Monthly Archives: February 2009

Henry Weinhards Root Beer

henryweinhards 2Talk about some serious and long-lasting head. The foam tastes really good as well. I remember having a root beer a while back that had great head, but it tasted sort of foul – not this brew!

I have been waiting to taste this brew for quite some time. I got this at Leo’s Diner in Cambridge, MA. Cool little spot with a few unique sodas that you normally can’t get to easily on the East Coast.

The interesting ingredients in this root beer are vanilla extract, honey essence and acacia sassafras extract. I’d say all of these three flavorings are noticeable in the taste. The sassafras gives it the slightly bitter after-taste and it competes with the smoothness of the vanilla and honey. In fact, this after-taste can be a little too much at times.

I would love to know a little more about the honey though – just what is honey essence?? And what about the acacia?? I read up on acacia a little bit, but I won’t try to explain it right now. If you are interested in knowing more about acacia then check out this Absolute Astronomy Acacia Link.

To top it all off I really love the packaging of this root beer – very cool indeed. Overall though, this is a really smooth, creamy brew with a nice overall flavor. Not quite enough be an “A” brew, but still very solid.


The Professor’s Grade:   B +

Lost Trail Root Beer

LostTrailLost Trail gets the dubious distinction of being the first root beer reviewed since the long haitus.  This is actually one root beer that I have never tried before. Got this at a really cool diner in Cambridge, MA that has a few different root beers that are not local. Can’t remember the name of the diner for this post, but it will come to me at some point.

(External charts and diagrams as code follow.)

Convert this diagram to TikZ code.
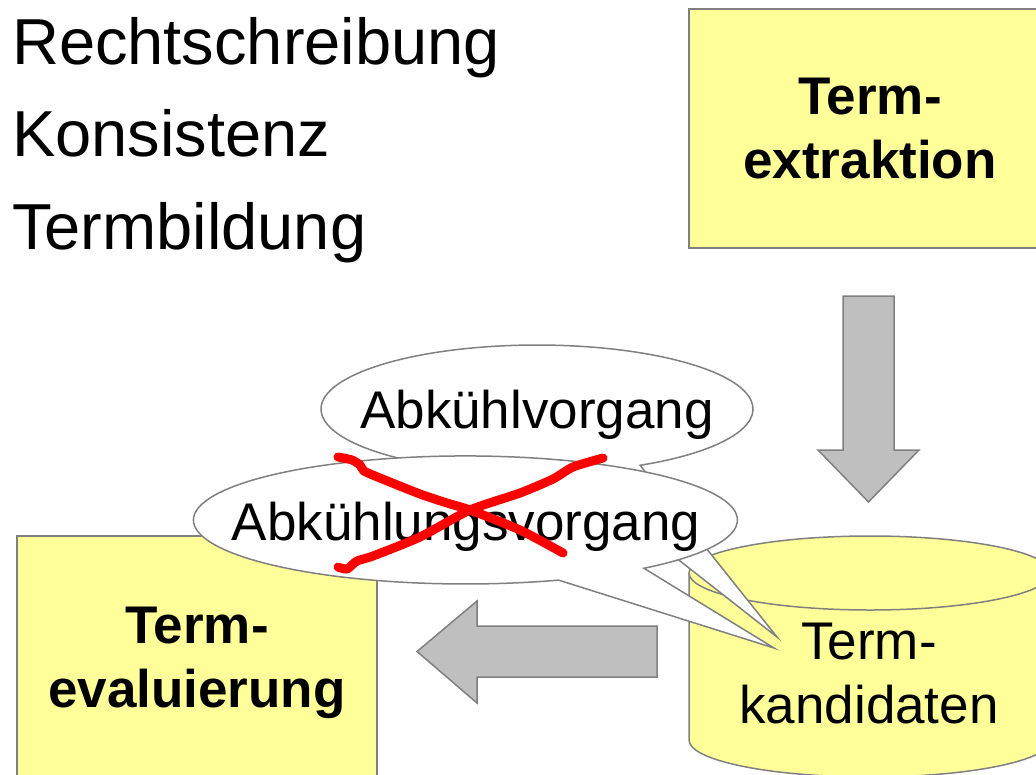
\documentclass[tikz,border=0pt]{standalone}
\usepackage{fontspec}
\setmainfont{Liberation Sans}
\usetikzlibrary{arrows.meta}

\definecolor{termgelb}{RGB}{255,255,153}
\definecolor{termrand}{RGB}{128,128,128}
\definecolor{termpfeil}{RGB}{191,191,191}

\tikzset{
  liste/.style={font=\fontsize{65}{78}\selectfont, anchor=base west, inner sep=0pt},
  kasten/.style={draw=termrand, line width=1.5pt, fill=termgelb, align=center,
                 inner sep=0pt, font=\fontsize{53}{64}\selectfont\bfseries},
  normaltext/.style={align=center, inner sep=0pt, font=\fontsize{53}{64}\selectfont},
  blockpfeil/.style={draw=termrand, line width=1.5pt, fill=termpfeil, line join=miter},
  sprechblase/.style={draw=termrand, line width=1.5pt, fill=white},
  kreuz/.style={draw=red, line width=9pt, line cap=round, line join=round}
}

\begin{document}
\begin{tikzpicture}[x=1pt, y=-1pt]
 \useasboundingbox (0,0) rectangle (1036,774);
 \clip (0,0) rectangle (1036,774);

 % Kriterien
 \node[liste] (rs) at (12,64) {Rechtschreibung};
 \node[liste] (ks) at (12,156) {Konsistenz};
 \node[liste] (tb) at (12,249) {Termbildung};

 % Extraktion
 \node[kasten, minimum width=362, minimum height=239] (extr) at (870,128.5)
   {Term-\\extraktion};

 \draw[blockpfeil] (843,296) -- (894,296) -- (894,450) -- (919,450) -- (868.5,502)
   -- (818,450) -- (843,450) -- cycle;

 % Kandidaten (Zylinder)
 \filldraw[draw=termrand, line width=1.5pt, fill=termgelb]
   (689,573) -- (689,740) arc[start angle=180, end angle=0, x radius=181, y radius=37]
   -- (1051,573) arc[start angle=360, end angle=180, x radius=181, y radius=37] -- cycle;
 \draw[termrand, line width=1.5pt]
   (689,573) arc[start angle=180, end angle=0, x radius=181, y radius=37];
 \node[normaltext] (kand) at (869,674) {Term-\\kandidaten};

 \draw[blockpfeil] (657,626) -- (657,677) -- (477,677) -- (477,703) -- (417,651.5)
   -- (477,601) -- (477,626) -- cycle;

 % Evaluierung
 \node[kasten, minimum width=360, minimum height=253] (eval) at (197,662.5)
   {Term-\\evaluierung};

 % Sprechblasen
 \filldraw[sprechblase] (567.1,472.4)
   arc[start angle=82, end angle=421.5, x radius=216, y radius=64]
   -- (777,637) -- cycle;
 \node[normaltext, anchor=base] (kurz) at (537,428) {Abkühlvorgang};

 \filldraw[sprechblase] (558.5,580.1)
   arc[start angle=70, end angle=409, x radius=272, y radius=64]
   -- (774,648) -- cycle;
 \node[normaltext, anchor=base] (lang) at (466,540) {Abkühlungsvorgang};

 % durchgestrichen
 \draw[kreuz] plot[smooth, tension=0.4] coordinates {(338,457) (352,460) (360,465)
   (364,471) (380,478) (420,494) (447,503) (470,510) (520,530) (563,553)};
 \draw[kreuz] plot[smooth, tension=0.4] coordinates {(338,567) (347,569) (357,561)
   (373,556) (420,537) (470,510) (520,493) (553,479) (573,467) (603,458)};
\end{tikzpicture}
\end{document}
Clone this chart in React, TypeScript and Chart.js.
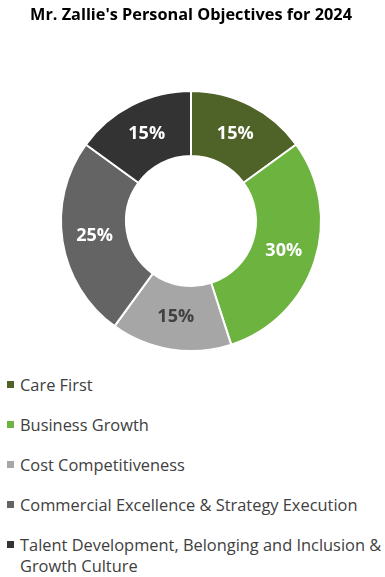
import React, { useEffect, useRef } from "react";
import { Chart, registerables } from "chart.js";

Chart.register(...registerables);

const TITLE = "Mr. Zallie's Personal Objectives for 2024";
const CATEGORIES = [
  "Care First",
  "Business Growth",
  "Cost Competitiveness",
  "Commercial Excellence & Strategy Execution",
  "Talent Development, Belonging and Inclusion & Growth Culture",
];
const VALUES = [15, 30, 15, 25, 15];
const COLORS = ["#4F6228", "#6DB33F", "#A6A6A6", "#646464", "#333333"];
const LABEL_COLORS = ["#FFFFFF", "#FFFFFF", "#404040", "#FFFFFF", "#FFFFFF"];

const FONT = "'Open Sans', sans-serif";

const labelPlugin = {
  id: "sliceLabels",
  afterDatasetsDraw(chart: any) {
    const ctx = chart.ctx;
    const meta = chart.getDatasetMeta(0);
    const total = VALUES.reduce((a, b) => a + b, 0);
    ctx.save();
    ctx.font = `bold 18px ${FONT}`;
    ctx.textAlign = "center";
    ctx.textBaseline = "middle";
    meta.data.forEach((arc: any, i: number) => {
      const p = arc.tooltipPosition();
      ctx.fillStyle = LABEL_COLORS[i];
      ctx.fillText(Math.round((VALUES[i] / total) * 100) + "%", p.x, p.y);
    });
    ctx.restore();
  },
};

export default function App() {
  const ref = useRef<HTMLCanvasElement | null>(null);
  useEffect(() => {
    if (!ref.current) return;
    const chart = new Chart(ref.current, {
      type: "doughnut",
      data: {
        labels: CATEGORIES,
        datasets: [
          {
            data: VALUES,
            backgroundColor: COLORS,
            borderColor: "#FFFFFF",
            borderWidth: 2,
          },
        ],
      },
      options: {
        animation: false,
        responsive: false,
        cutout: "50%",
        layout: { padding: { left: 0, right: 3, bottom: 8, top: 0 } },
        plugins: {
          legend: { display: false },
          tooltip: { enabled: false },
          title: {
            display: true,
            text: TITLE,
            color: "#000000",
            font: { family: FONT, size: 16.3, weight: "bold" },
            padding: { top: 5.2, bottom: 65.2 },
          },
        },
      },
      plugins: [labelPlugin],
    });
    return () => chart.destroy();
  }, []);

  return (
    <div
      style={{
        position: "fixed",
        left: 0,
        top: 0,
        width: 385,
        height: 577,
        background: "#FFFFFF",
        overflow: "hidden",
        fontFamily: FONT,
      }}
    >
      <canvas ref={ref} width={385} height={360} style={{ display: "block" }} />
      <div style={{ position: "absolute", left: 0, top: 374, width: 385 }}>
        {CATEGORIES.map((c, i) => (
          <div
            key={c}
            style={{
              position: "relative",
              paddingLeft: 20,
              marginBottom: 19,
              fontSize: 16.4,
              lineHeight: "21px",
              color: "#404040",
              width: 364,
            }}
          >
            <span
              style={{
                position: "absolute",
                left: 7,
                top: 7,
                width: 7,
                height: 7,
                background: COLORS[i],
              }}
            />
            {c}
          </div>
        ))}
      </div>
    </div>
  );
}
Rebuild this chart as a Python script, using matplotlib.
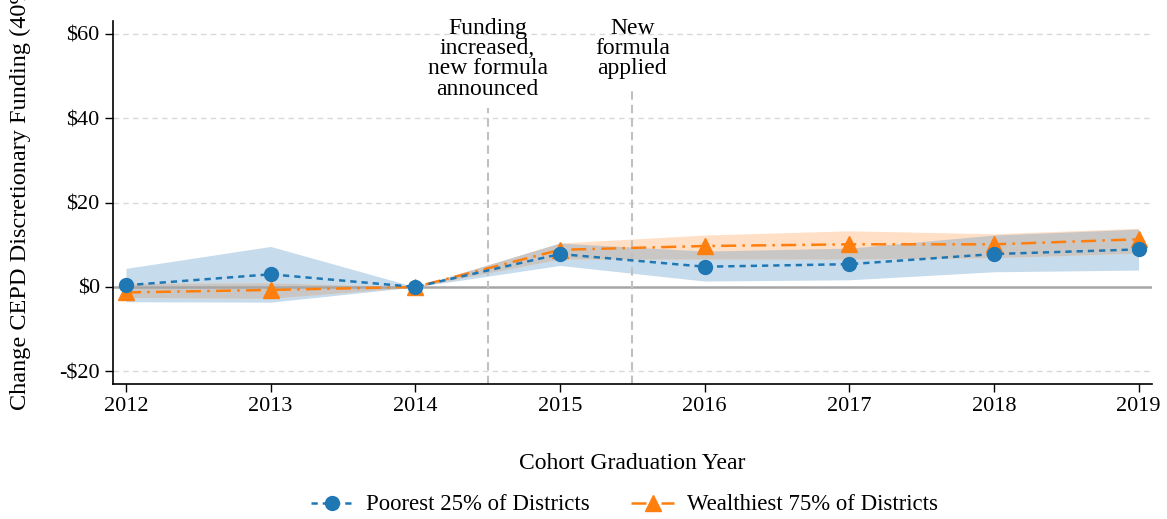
import numpy as np
import matplotlib.pyplot as plt

plt.rcParams['font.family'] = ['Liberation Serif', 'DejaVu Serif']

years = [2012, 2013, 2014, 2015, 2016, 2017, 2018, 2019]

# poorest 25% of districts
poor = [0.4, 3.0, 0.0, 7.8, 4.8, 5.4, 7.8, 8.9]
poor_lo = [-3.5, -3.6, 0.0, 5.1, 1.4, 1.7, 3.6, 4.0]
poor_hi = [4.4, 9.6, 0.0, 10.4, 8.5, 9.2, 12.3, 13.7]

# wealthiest 75% of districts
rich = [-1.3, -0.7, 0.0, 8.8, 9.7, 10.1, 10.1, 11.3]
rich_lo = [-2.5, -2.7, 0.0, 6.6, 6.6, 6.6, 6.9, 8.0]
rich_hi = [0.9, 1.0, 0.0, 10.4, 12.3, 13.3, 12.6, 13.9]

yticks = [-20, 0, 20, 40, 60]
ytick_labels = ['-$20', '$0', '$20', '$40', '$60']

events = [2014.5, 2015.5]
event_labels = ['Funding\nincreased,\nnew formula\nannounced', 'New\nformula\napplied']
event_line_tops = [42.4, 46.7]

blue = '#1f77b4'
orange = '#ff7f0e'

fig = plt.figure(figsize=(11.67, 5.19), dpi=100)
ax = fig.add_axes([0.0968, 0.26, 0.89, 0.6995])

x = np.array(years)
ax.fill_between(x, poor_lo, poor_hi, color='#c6dbec', lw=0, zorder=1)
ax.fill_between(x, rich_lo, rich_hi, color='#ffdfc6', lw=0, zorder=1.1)
# overlap of the two bands shown in grey
lo = np.maximum(poor_lo, rich_lo)
hi = np.minimum(poor_hi, rich_hi)
ax.fill_between(x, lo, hi, where=hi >= lo, interpolate=True, color='#c9c7c5', lw=0, zorder=1.2)

for yt in [-20, 20, 40, 60]:
    ax.axhline(yt, color='#d9d9d9', lw=1, ls=(0, (4, 3)), zorder=0)
ax.axhline(0, color='#a6a6a6', lw=1.8, zorder=1.5)

for ev, lab, top in zip(events, event_labels, event_line_tops):
    ax.plot([ev, ev], [-23, top], color='#c0c0c0', lw=1.5, ls=(0, (4, 2.5)), zorder=1.6)
    ax.text(ev, 63.8, lab, ha='center', va='top', fontsize=17, linespacing=0.96, zorder=3)

ax.plot(x, poor, color=blue, ls=(0, (2.5, 2)), lw=1.8, marker='o', ms=10,
        label='Poorest 25% of Districts', zorder=4)
ax.plot(x, rich, color=orange, ls=(0, (6, 2.5, 1, 2.5)), lw=1.8, marker='^', ms=11,
        label='Wealthiest 75% of Districts', zorder=3.5)

ax.set_xlim(2011.91, 2019.09)
ax.set_ylim(-23, 63)
ax.set_xticks(years)
ax.set_yticks(yticks)
ax.set_yticklabels(ytick_labels)
ax.tick_params(labelsize=16, length=6, width=1)
for s in ['top', 'right']:
    ax.spines[s].set_visible(False)
ax.spines['left'].set_linewidth(1.2)
ax.spines['bottom'].set_linewidth(1.2)

ax.set_xlabel('Cohort Graduation Year', fontsize=17)
ax.xaxis.set_label_coords(0.5, -0.19)
fig.text(20 / 1167, 1 - 410 / 519, 'Change CEPD Discretionary Funding (40% Cut)',
         rotation=90, ha='center', va='bottom', fontsize=17.5)

fig.legend(loc='center', bbox_to_anchor=(0.535, 0.027), ncol=2, frameon=False,
           fontsize=16.4, handlelength=1.9, handletextpad=0.55, columnspacing=1.8)

fig.savefig('out.png', dpi=100)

I am really thirst right now and I practically have this 12 oz. brew drunk in about 2 gulps – so I will try my best. The head was real small and the carbonation was real light. I’m not sure if it is supposed to be this way or if the bottle was old. I actually prefer a lighter carbonation anyway. A very, very creamy root beer indeed.

Overall, this is a real enjoyable brew. Not really anything spectacular, but definitely something that I would drink again. There is one distinct flavor that comes through – I think it might be licorice or anise. Other than this flavor it is certainly not a complex root beer.

It is made with pure cane sugar which is always a plus and it only has 37 g of sugar for the whole bottle.

I do love the label and the root beer story from the journal of Joe Marshall back in 1848.   I’ll give it a few extra points for that.